Living abroad is almost like living in two universes on different sides of the world. I had to keep in touch with my friends, family, and my previous life, all taking place life 12 hours in the past of my current reality. I had to read the news of both China and the U.S., trying to find the different levels of bias each source leveled against the “other”. I had to reframe every piece of my life to keep my parents satisfied, to explain to my friends how integral China had become to my identity, and then, within my work, to encourage students and potential bridge builders to embrace the world I was in.

China can be intense and difficult, and some days it feels like it may break you, but “no one who seriously examines contemporary China can ignore the quality and diversity of ideas developed and argued there” (Fewsmith, 4).

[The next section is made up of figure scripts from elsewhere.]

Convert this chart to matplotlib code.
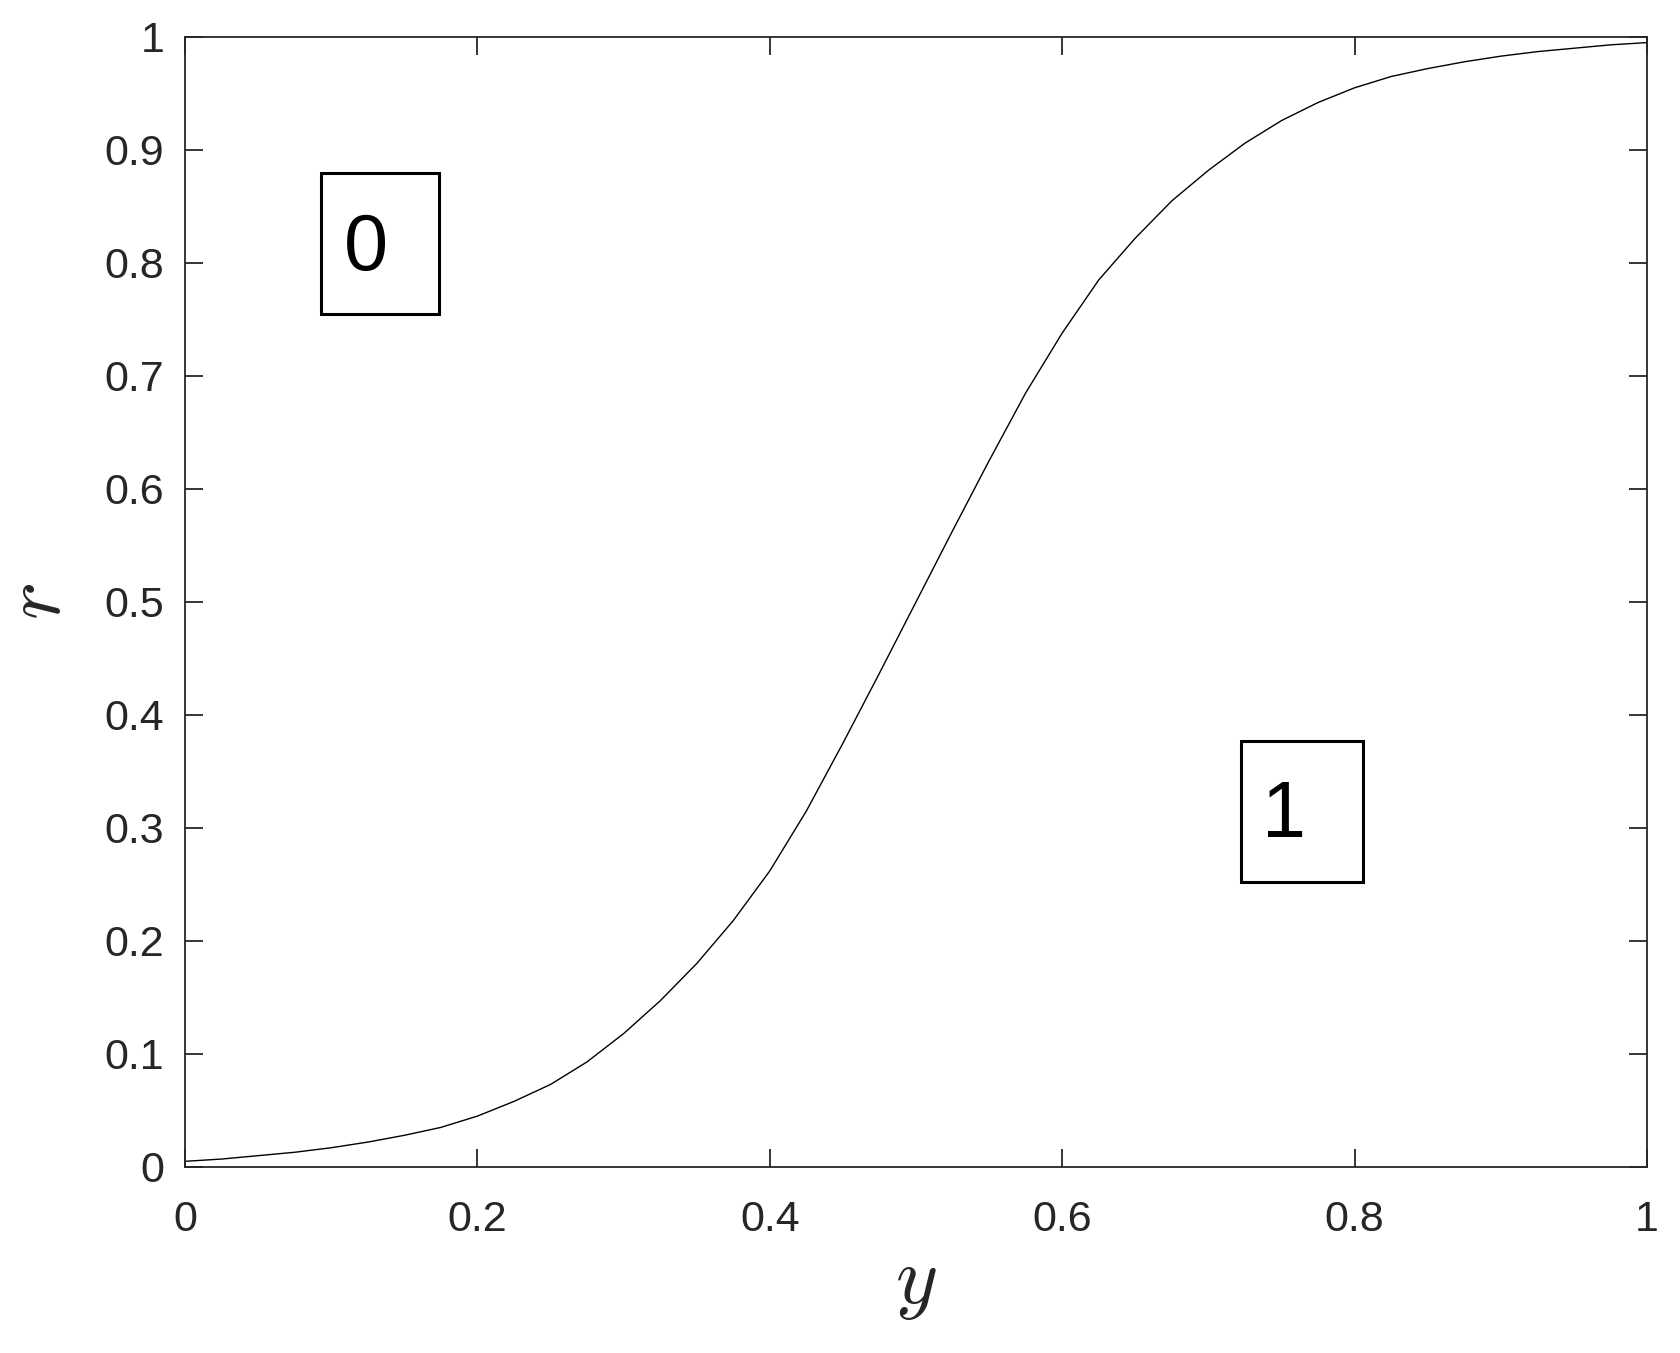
import matplotlib
matplotlib.use("Agg")
import matplotlib.pyplot as plt
from matplotlib.patches import Rectangle

# curve
y_vals = [0.0, 0.025, 0.05, 0.075, 0.1, 0.125, 0.15, 0.175, 0.2, 0.225, 0.25,
          0.275, 0.3, 0.325, 0.35, 0.375, 0.4, 0.425, 0.45, 0.475, 0.5, 0.525,
          0.55, 0.575, 0.6, 0.625, 0.65, 0.675, 0.7, 0.725, 0.75, 0.775, 0.8,
          0.825, 0.85, 0.875, 0.9, 0.925, 0.95, 0.975, 1.0]
r_vals = [0.005, 0.007, 0.010, 0.013, 0.017, 0.022, 0.028, 0.035, 0.045, 0.058,
          0.073, 0.093, 0.118, 0.147, 0.180, 0.218, 0.262, 0.315, 0.375, 0.437,
          0.500, 0.563, 0.625, 0.685, 0.738, 0.785, 0.822, 0.855, 0.882, 0.906,
          0.926, 0.942, 0.955, 0.965, 0.972, 0.978, 0.983, 0.987, 0.990, 0.993,
          0.995]

# region labels: text, box (x0, y0, x1, y1), text centre
region_text = ["0", "1"]
region_box = [(0.093, 0.755, 0.174, 0.880), (0.722, 0.252, 0.806, 0.377)]
region_pos = [(0.124, 0.812), (0.752, 0.310)]

ticks = [0, 0.1, 0.2, 0.3, 0.4, 0.5, 0.6, 0.7, 0.8, 0.9, 1]
xticks = [0, 0.2, 0.4, 0.6, 0.8, 1]

plt.rcParams["font.family"] = ["Liberation Sans", "DejaVu Sans"]
plt.rcParams["mathtext.fontset"] = "cm"

fig = plt.figure(figsize=(16.8, 13.53), dpi=100)
ax = fig.add_axes([0.1101, 0.1375, 0.8703, 0.8352])

ax.plot(y_vals, r_vals, color="black", lw=1.0)

for txt, (x0, y0, x1, y1), (tx, ty) in zip(region_text, region_box, region_pos):
    ax.add_patch(Rectangle((x0, y0), x1 - x0, y1 - y0, fill=False,
                           edgecolor="black", lw=2.2))
    ax.text(tx, ty, txt, fontsize=57, ha="center", va="center", color="black")

ax.set_xlim(0, 1)
ax.set_ylim(0, 1)
ax.set_xticks(xticks)
ax.set_yticks(ticks)
ax.set_xticklabels([f"{t:g}" for t in xticks])
ax.set_yticklabels([f"{t:g}" for t in ticks])

dark = "#262626"
ax.tick_params(direction="in", length=13, width=1.3, colors=dark,
               labelsize=31, top=True, right=True)
ax.tick_params(axis="x", pad=24)
ax.tick_params(axis="y", pad=15)
for s in ax.spines.values():
    s.set_color(dark)
    s.set_linewidth(1.3)

ax.set_xlabel(r"$y$", fontsize=58, color=dark, labelpad=4)
ax.set_ylabel(r"$r$", fontsize=58, color=dark, labelpad=20)

fig.savefig("out.png", dpi=100)
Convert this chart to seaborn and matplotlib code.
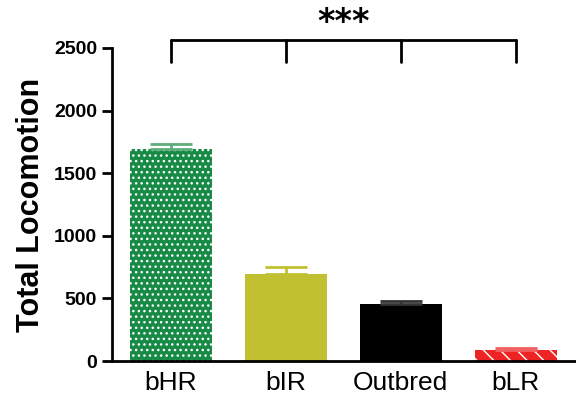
import matplotlib
matplotlib.use("Agg")
import matplotlib.pyplot as plt
import seaborn as sns
import pandas as pd

# datos
groups = ["bHR", "bIR", "Outbred", "bLR"]
means = [1690, 695, 455, 85]
sems = [40, 56, 25, 18]
colors = ["#178a46", "#c0c031", "#000000", "#ee2424"]
err_colors = ["#5fae7c", "#c0c031", "#333333", "#f06060"]
hatches = ["...", "", "", "\\\\"]
sig_label = "***"

sns.set_theme(style="ticks")
plt.rcParams["font.family"] = ["Liberation Sans", "DejaVu Sans"]
plt.rcParams["hatch.color"] = "#d8eedd"
plt.rcParams["hatch.linewidth"] = 1.0
plt.rcParams["text.color"] = "black"
plt.rcParams["axes.labelcolor"] = "black"
plt.rcParams["xtick.color"] = "black"
plt.rcParams["ytick.color"] = "black"

df = pd.DataFrame({"group": groups, "mean": means})

fig = plt.figure(figsize=(5.76, 4.0), dpi=100)
ax = fig.add_axes([0.194, 0.0975, 0.804, 0.7825])
sns.barplot(data=df, x="group", y="mean", hue="group", palette=colors,
            saturation=1, width=0.71, errorbar=None, legend=False, ax=ax,
            linewidth=0)

for patch, h in zip(ax.patches, hatches):
    patch.set_hatch(h)
ax.patches[3].set_edgecolor("white")

for i in range(len(groups)):
    ax.errorbar(i, means[i], yerr=[[0], [sems[i]]], fmt="none",
                ecolor=err_colors[i], elinewidth=2, capsize=15, capthick=2)

ax.set_ylim(0, 2500)
ax.set_xlim(-0.513, 3.513)
ax.set_yticks([0, 500, 1000, 1500, 2000, 2500])
ax.set_xlabel("")
ax.set_ylabel("Total Locomotion", fontsize=22, fontweight="bold", labelpad=6)
ax.tick_params(axis="y", labelsize=14, width=2, length=7)
ax.tick_params(axis="x", labelsize=19, length=0, pad=7)
for lab in ax.get_yticklabels():
    lab.set_fontweight("bold")
sns.despine(ax=ax)
for s in ["left", "bottom"]:
    ax.spines[s].set_linewidth(2)
    ax.spines[s].set_color("black")

# corchete de significancia
top, drop = 2565, 2390
ax.plot([0, 3], [top, top], color="black", lw=2, clip_on=False)
for i in range(len(groups)):
    ax.plot([i, i], [drop, top], color="black", lw=2, clip_on=False)
ax.text(1.5, top + 5, sig_label, ha="center", va="bottom", fontsize=24,
        fontweight="bold", family="DejaVu Sans", clip_on=False)

fig.savefig("out.png", dpi=100)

I felt like one of these ideas at times, attempted to form opinions and enjoy and explore in one of the most complicated environments I have ever lived in. I cannot thank China enough for the developing I have done in my short, 5 months here. I have learned that I am capable of traveling alone, and surprised even myself with the amount of organization and self-sufficiency I was forced to draw on in these experiences. I have learned I can interact and enjoy professional gatherings, and communicate with individuals with so many qualifications they terrify me. I have had to overcome so many fears in China, and I have grown professionally, emotionally, and physically for it.

Bibliography:

Fewsmith, Joseph. “Eyes on China.” The Wilson Quarterly (1976-), vol. 30, no. 1, 2006, pp. 4–4. JSTORwww.jstor.org/stable/40261335.

Rubaii, Nadia, et al. “Are We Getting Them Out of the Country? The State of Study Abroad Opportunities Within NASPAA Member Programs.” Journal of Public Affairs Education, vol. 21, no. 2, 2015, pp. 179–198. JSTOR, www.jstor.org/stable/24369792.